The last decade has witnessed a boom of deep learning research and applications achieving state-of-the-art results in various domains. However, most advances have been established empirically, and their theoretical analysis remains lacking. One major issue is that our current interpretation of neural networks (NNs) as function approximators is too generic to support in-depth analysis. In this paper, we remedy this by proposing an alternative interpretation that identifies NNs as chain graphs (CGs) and feed-forward as an approximate inference procedure. The CG interpretation specifies the nature of each NN component within the rich theoretical framework of probabilistic graphical models, while at the same time remains general enough to cover real-world NNs with arbitrary depth, multibranching and varied activations, as well as common structures including convolution / recurrent layers, residual block and dropout.

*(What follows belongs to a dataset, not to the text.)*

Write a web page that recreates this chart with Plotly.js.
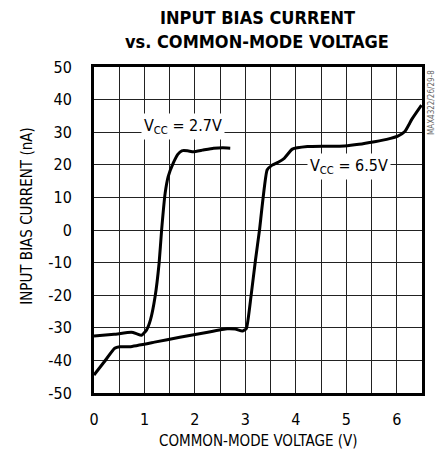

We demonstrate with concrete examples that the CG interpretation can provide novel theoretical support and insights for various NN techniques, as well as derive new deep learning approaches such as the concept of partially collapsed feed-forward inference. It is thus a promising framework that deepens our understanding of neural networks and provides a coherent theoretical formulation for future deep learning research.

1. INTRODUCTION

During the last decade, deep learning (Goodfellow et al., 2016) , the study of neural networks (NNs), has achieved ground-breaking results in diverse areas such as computer vision (Krizhevsky et al., 2012; He et al., 2016; Long et al., 2015; Chen et al., 2018) , natural language processing (Hinton et al., 2012; Vaswani et al., 2017; Devlin et al., 2019) , generative modeling (Kingma & Welling, 2014; Goodfellow et al., 2014) and reinforcement learning (Mnih et al., 2015; Silver et al., 2016) , and various network designs have been proposed. However, neural networks have been treated largely as "black-box" function approximators, and their designs have chiefly been found via trialand-error, with little or no theoretical justification. A major cause that hinders the theoretical analysis is the current overly generic modeling of neural networks as function approximators: simply interpreting a neural network as a composition of parametrized functions provides little insight to decipher the nature of its components or its behavior during the learning process. In this paper, we show that a neural network can actually be interpreted as a probabilistic graphical model (PGM) called chain graph (CG) (Koller & Friedman, 2009) , and feed-forward as an efficient approximate probabilistic inference on it. This offers specific interpretations for various neural network components, allowing for in-depth theoretical analysis and derivation of new approaches.

1.1. RELATED WORK

In terms of theoretical understanding of neural networks, a well known result based on the function approximator view is the universal approximation theorem (Goodfellow et al., 2016) , however it only establishes the representational power of NNs. Also, there have been many efforts on alternative NN interpretations. One prominent approach identifies infinite width NNs as Gaussian processes (Neal, 1996; Lee et al., 2018) , enabling kernel method analysis (Jacot et al., 2018) . Other works also employ theories such as optimal transport (Genevay et al., 2017; Chizat & Bach, 2018) or mean field (Mei et al., 2019) . These approaches lead to interesting findings, however they tend to only hold under limited or unrealistic settings and have difficulties interpreting practical real-world NNs.